Before 2013, I used to advise my clients to shut up – to not say anything at all. It was my view, and the view of most lawyers, that this was an appropriate exercise of the right to remain silent under the Fifth Amendment to the US Constitution.
That changed with Salinas v. Texas. As Justice Alito put it in the opening to his majority opinion:
Petitioner’s Fifth Amendment claim fails because he did not expressly invoke the privilege against self-incrimination in response to the officer’s question. It has long been settled that the privilege “generally is not self-executing” and that a witness who desires its protection “ ‘must claim it.’ ” …. Although “no ritualistic formula is necessary in order to invoke the privilege,” … a witness does not do so by simply standing mute. Because petitioner was required to assert the privilege in order to benefit from it, [his] Fifth Amendment claim is [rejected].

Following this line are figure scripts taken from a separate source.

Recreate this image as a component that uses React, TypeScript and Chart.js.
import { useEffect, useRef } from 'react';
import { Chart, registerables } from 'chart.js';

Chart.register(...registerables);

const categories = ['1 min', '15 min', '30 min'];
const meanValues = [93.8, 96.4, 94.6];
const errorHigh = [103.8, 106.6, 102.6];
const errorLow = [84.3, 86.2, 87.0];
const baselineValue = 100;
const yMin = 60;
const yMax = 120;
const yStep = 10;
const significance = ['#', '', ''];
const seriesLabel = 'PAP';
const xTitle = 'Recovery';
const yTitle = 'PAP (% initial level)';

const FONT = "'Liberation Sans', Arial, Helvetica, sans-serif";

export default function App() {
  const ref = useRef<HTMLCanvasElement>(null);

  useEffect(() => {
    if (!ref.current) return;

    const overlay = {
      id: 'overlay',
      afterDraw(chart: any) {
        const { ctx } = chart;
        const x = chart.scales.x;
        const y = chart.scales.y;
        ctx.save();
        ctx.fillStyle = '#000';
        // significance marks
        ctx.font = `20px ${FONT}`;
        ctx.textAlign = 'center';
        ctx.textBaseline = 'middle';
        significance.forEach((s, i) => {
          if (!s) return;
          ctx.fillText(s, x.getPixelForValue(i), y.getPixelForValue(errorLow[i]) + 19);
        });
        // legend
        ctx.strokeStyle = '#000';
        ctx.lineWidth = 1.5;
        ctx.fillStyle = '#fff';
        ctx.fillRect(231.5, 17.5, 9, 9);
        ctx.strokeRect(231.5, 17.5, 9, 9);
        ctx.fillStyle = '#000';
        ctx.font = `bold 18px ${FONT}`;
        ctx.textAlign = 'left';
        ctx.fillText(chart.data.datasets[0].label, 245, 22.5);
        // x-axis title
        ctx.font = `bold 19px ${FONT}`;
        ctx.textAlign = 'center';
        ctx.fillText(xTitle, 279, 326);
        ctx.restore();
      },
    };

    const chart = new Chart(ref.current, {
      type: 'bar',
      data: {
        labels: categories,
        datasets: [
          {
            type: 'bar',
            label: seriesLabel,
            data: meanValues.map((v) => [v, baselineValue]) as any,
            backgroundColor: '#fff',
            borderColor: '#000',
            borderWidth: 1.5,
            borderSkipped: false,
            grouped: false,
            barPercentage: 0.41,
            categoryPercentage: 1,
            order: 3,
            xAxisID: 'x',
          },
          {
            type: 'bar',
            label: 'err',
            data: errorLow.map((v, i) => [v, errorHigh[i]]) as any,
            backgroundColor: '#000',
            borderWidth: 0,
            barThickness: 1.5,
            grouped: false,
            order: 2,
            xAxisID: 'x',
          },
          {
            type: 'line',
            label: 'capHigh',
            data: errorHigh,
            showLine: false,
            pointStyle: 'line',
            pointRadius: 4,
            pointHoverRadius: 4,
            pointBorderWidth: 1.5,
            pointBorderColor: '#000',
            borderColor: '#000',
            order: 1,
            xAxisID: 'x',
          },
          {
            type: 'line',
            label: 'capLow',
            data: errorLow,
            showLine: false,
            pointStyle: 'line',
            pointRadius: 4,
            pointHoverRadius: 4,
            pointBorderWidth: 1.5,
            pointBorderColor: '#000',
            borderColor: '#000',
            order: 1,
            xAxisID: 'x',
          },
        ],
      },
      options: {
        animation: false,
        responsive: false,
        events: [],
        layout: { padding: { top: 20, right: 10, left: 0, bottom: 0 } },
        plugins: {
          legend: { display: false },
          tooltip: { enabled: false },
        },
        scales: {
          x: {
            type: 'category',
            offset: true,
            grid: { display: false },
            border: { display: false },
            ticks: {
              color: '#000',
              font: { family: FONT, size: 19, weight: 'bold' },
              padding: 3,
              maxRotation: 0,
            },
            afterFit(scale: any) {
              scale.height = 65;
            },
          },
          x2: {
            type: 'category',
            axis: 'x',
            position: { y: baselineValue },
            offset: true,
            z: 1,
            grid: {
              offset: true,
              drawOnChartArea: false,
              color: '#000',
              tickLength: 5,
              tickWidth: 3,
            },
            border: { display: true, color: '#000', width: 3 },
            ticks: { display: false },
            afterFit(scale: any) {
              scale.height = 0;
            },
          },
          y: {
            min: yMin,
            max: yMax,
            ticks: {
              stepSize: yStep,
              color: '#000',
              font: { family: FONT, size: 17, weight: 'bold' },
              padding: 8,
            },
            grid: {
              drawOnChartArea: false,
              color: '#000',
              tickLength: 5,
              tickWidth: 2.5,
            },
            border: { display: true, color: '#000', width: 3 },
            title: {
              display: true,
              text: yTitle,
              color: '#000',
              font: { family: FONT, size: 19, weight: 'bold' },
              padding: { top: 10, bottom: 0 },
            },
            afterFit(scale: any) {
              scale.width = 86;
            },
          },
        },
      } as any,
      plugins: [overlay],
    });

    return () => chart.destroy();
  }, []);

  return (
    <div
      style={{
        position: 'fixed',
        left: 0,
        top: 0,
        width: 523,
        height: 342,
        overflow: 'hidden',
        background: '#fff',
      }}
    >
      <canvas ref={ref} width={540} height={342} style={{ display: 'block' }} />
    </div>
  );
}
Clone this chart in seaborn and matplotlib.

This means you cannot simply remain silent in order to be protected by the Fifth Amendment. You have to assert that right. That could be a Catch-22 – in order to assert your right to remain silent you might have to say it, and thus not be silent.
So I thought putting it on a card would allow people to assert the right to remain silent without having to break silence. As lawyers we don’t want our clients to talk – not a single word. Hold up the Fair DUI flyer, or anything else that says “I Remain Silent” or something similar, and you’re protecting yourself under the Fifth while remaining silent.
I see activists on YouTube videos asking questions like “Am I being detained?”; or “Am I free to go?”
Stop. They’re stupid questions. They may look good on a YouTube video but they don’t help in a court of law. Shut up. Not one word. The police officer will tell you when you’re free to leave.